§ **What to produce**:
Among the entries below, which lines run from the line with "Recreate this image" through the line with "const yMinor = [2.5, 7.5, 12.5, 17.5, 22.5, 27.5, 32.5];"? Retype those, both ends included, exactly and without pictures.

***** Supplied entries

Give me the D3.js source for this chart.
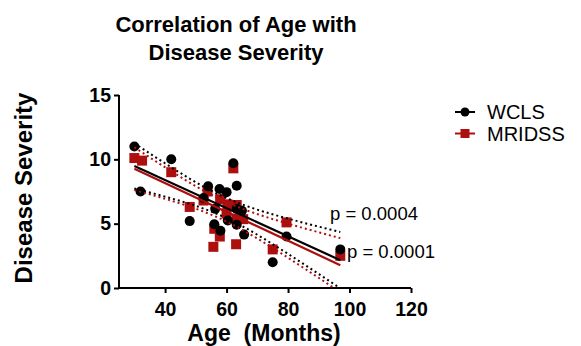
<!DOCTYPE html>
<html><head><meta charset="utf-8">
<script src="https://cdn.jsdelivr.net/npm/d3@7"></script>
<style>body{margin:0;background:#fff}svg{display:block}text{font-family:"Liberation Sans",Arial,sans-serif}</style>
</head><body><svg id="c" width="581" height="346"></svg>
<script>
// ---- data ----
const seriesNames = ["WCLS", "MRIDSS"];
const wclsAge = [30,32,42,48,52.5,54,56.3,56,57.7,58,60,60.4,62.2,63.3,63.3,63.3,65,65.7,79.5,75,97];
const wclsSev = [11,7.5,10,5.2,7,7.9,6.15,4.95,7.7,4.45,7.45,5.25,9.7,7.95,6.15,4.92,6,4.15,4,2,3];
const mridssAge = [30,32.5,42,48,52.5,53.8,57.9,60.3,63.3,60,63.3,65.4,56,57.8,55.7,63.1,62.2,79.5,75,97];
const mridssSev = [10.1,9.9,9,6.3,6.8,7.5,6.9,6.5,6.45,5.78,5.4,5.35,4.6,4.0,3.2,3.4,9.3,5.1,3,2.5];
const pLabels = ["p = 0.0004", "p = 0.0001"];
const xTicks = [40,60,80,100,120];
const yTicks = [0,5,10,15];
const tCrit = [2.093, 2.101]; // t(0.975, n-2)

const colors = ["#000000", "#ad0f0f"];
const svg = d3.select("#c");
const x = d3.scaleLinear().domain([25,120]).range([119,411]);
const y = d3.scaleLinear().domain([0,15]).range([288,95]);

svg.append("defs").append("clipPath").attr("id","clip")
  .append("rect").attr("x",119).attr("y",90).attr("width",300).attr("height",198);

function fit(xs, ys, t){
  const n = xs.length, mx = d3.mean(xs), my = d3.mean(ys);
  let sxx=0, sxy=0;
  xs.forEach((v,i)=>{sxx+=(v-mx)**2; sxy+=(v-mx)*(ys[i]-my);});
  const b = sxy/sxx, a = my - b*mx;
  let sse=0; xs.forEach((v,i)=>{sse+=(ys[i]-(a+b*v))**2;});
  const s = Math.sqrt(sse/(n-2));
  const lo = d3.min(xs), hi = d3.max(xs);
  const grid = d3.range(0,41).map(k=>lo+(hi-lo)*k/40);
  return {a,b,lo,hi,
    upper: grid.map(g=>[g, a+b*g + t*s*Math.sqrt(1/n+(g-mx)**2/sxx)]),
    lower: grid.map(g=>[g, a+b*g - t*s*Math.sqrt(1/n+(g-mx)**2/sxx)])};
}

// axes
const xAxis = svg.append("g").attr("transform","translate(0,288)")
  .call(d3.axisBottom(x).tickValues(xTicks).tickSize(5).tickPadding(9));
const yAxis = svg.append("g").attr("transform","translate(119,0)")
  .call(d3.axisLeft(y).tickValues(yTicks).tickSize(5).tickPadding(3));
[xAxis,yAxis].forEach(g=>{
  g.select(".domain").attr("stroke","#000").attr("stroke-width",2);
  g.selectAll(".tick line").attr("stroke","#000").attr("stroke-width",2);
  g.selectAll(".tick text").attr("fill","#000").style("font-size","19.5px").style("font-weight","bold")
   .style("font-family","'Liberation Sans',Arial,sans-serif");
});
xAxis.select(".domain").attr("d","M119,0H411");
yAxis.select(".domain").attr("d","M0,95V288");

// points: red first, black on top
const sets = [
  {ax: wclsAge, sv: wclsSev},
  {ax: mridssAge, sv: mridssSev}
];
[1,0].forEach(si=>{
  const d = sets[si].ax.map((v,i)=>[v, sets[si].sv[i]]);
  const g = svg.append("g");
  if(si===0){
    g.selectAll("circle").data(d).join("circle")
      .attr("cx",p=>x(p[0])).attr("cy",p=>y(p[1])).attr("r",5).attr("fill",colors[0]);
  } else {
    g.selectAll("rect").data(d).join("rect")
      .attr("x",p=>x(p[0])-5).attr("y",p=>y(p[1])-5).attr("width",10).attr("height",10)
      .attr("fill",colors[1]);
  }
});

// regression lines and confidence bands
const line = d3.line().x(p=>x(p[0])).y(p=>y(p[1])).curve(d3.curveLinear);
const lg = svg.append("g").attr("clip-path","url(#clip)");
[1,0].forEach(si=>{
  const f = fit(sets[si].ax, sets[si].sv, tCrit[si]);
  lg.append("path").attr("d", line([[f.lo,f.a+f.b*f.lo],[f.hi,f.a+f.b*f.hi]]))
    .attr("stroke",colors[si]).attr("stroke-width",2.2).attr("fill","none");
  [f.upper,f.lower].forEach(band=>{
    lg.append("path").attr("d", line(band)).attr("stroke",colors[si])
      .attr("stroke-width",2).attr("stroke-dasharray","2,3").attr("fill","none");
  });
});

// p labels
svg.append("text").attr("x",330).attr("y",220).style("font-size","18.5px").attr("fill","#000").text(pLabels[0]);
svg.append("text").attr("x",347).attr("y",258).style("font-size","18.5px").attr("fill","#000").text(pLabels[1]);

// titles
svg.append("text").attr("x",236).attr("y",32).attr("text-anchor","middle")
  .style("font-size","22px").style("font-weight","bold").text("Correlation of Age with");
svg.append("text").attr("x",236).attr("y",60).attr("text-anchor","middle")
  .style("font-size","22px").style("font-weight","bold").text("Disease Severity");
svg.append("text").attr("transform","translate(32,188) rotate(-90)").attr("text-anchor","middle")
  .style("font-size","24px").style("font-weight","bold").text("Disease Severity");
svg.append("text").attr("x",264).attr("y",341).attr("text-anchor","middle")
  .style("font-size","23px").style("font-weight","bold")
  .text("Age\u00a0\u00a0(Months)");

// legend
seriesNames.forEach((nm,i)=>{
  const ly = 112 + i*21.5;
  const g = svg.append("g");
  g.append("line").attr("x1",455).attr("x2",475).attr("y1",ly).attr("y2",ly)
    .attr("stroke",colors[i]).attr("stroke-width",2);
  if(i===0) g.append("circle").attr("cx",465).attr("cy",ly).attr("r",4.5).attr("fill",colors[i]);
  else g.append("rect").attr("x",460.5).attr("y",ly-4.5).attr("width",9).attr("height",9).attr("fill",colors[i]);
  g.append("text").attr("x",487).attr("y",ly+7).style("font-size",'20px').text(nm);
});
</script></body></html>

**********
***** Supplied entries

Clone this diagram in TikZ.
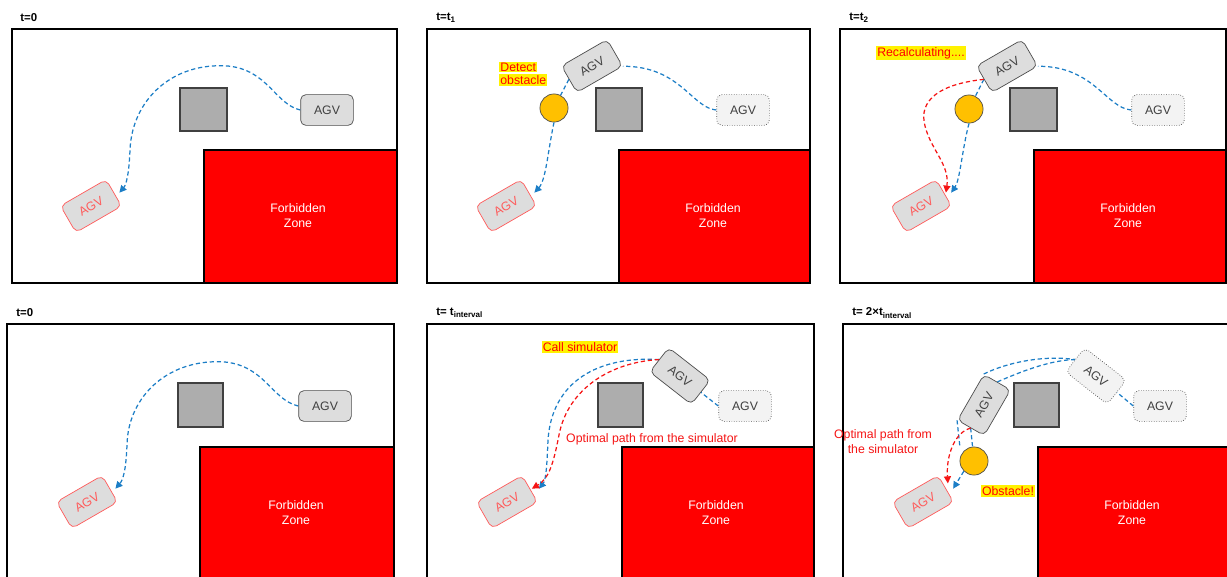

**********
***** Supplied entries

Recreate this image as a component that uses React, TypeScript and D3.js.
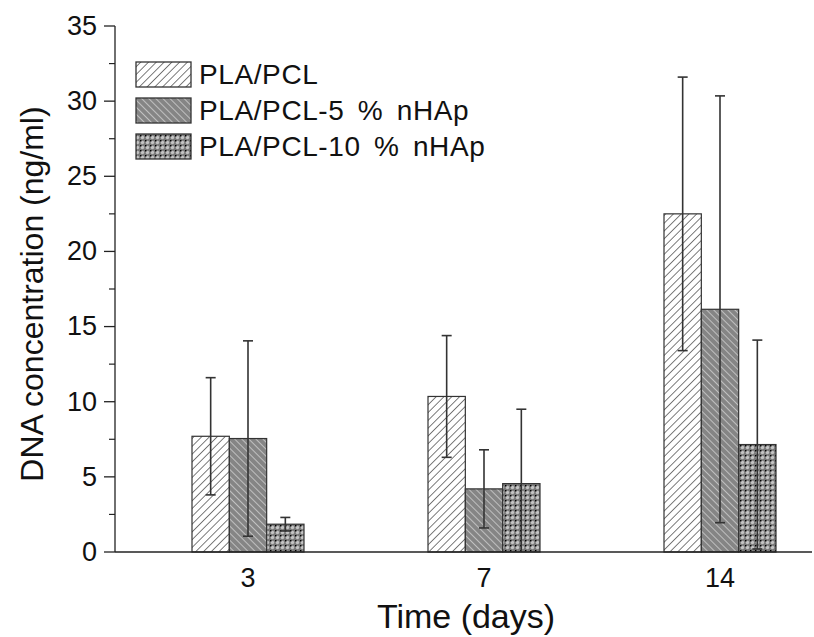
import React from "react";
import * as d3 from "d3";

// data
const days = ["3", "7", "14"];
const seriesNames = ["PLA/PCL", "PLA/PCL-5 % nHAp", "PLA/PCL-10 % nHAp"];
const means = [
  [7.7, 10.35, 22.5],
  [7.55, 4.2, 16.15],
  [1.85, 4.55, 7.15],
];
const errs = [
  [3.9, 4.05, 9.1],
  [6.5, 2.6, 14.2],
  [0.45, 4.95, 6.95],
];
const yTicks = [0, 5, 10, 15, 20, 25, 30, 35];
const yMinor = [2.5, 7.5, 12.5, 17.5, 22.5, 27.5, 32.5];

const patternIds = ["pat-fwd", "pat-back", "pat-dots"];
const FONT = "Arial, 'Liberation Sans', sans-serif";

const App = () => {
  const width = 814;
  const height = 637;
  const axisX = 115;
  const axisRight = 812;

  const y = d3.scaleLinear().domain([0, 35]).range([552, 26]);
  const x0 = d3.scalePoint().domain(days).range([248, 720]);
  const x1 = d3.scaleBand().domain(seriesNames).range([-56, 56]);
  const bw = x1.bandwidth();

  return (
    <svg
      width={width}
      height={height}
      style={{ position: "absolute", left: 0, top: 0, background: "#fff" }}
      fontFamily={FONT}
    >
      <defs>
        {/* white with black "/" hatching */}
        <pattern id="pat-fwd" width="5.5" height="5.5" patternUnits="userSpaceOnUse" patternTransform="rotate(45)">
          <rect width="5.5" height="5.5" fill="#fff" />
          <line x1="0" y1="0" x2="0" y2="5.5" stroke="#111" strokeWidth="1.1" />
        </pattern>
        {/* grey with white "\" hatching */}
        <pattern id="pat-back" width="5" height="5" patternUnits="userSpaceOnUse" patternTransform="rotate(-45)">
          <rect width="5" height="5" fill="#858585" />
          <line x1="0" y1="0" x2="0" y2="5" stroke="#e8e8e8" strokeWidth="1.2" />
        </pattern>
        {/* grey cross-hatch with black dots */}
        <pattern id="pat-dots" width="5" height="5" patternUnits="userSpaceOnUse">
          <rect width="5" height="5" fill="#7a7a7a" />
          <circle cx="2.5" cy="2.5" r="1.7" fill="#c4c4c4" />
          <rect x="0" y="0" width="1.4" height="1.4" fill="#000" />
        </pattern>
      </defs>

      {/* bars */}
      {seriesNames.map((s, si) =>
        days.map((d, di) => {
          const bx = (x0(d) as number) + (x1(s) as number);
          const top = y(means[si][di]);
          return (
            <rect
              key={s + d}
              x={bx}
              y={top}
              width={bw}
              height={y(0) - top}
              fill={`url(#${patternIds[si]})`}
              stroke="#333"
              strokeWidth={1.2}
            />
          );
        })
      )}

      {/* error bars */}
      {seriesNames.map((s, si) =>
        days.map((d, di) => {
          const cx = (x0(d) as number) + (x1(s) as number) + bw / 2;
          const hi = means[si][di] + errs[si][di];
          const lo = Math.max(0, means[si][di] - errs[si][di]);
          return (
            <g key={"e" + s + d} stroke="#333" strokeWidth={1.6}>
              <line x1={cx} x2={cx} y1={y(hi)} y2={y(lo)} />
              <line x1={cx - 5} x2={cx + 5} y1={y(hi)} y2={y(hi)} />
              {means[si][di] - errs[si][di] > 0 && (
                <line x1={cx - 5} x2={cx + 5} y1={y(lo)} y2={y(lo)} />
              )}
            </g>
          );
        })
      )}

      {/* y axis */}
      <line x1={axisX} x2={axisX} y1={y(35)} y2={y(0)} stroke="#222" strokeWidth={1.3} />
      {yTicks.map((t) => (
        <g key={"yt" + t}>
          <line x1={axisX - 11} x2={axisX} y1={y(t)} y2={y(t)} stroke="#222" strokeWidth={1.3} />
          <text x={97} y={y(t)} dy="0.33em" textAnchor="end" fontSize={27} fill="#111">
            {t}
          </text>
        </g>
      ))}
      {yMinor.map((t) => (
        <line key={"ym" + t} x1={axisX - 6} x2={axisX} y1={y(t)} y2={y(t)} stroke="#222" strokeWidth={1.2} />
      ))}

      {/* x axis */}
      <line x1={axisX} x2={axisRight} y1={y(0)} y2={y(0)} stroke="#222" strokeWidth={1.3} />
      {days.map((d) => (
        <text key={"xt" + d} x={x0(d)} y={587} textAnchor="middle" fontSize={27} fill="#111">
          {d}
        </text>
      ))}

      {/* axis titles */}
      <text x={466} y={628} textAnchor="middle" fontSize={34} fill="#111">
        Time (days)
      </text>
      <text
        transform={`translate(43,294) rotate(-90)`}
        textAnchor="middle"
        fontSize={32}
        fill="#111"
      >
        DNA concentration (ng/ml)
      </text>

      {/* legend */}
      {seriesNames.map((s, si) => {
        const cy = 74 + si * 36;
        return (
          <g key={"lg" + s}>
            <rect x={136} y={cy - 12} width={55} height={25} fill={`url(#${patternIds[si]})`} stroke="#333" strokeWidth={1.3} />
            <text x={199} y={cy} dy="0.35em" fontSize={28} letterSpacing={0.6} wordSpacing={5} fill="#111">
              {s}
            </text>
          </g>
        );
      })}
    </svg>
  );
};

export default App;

**********

§ **The solution**:
Recreate this image as a component that uses React, TypeScript and D3.js.
import React from "react";
import * as d3 from "d3";

// data
const days = ["3", "7", "14"];
const seriesNames = ["PLA/PCL", "PLA/PCL-5 % nHAp", "PLA/PCL-10 % nHAp"];
const means = [
  [7.7, 10.35, 22.5],
  [7.55, 4.2, 16.15],
  [1.85, 4.55, 7.15],
];
const errs = [
  [3.9, 4.05, 9.1],
  [6.5, 2.6, 14.2],
  [0.45, 4.95, 6.95],
];
const yTicks = [0, 5, 10, 15, 20, 25, 30, 35];
const yMinor = [2.5, 7.5, 12.5, 17.5, 22.5, 27.5, 32.5];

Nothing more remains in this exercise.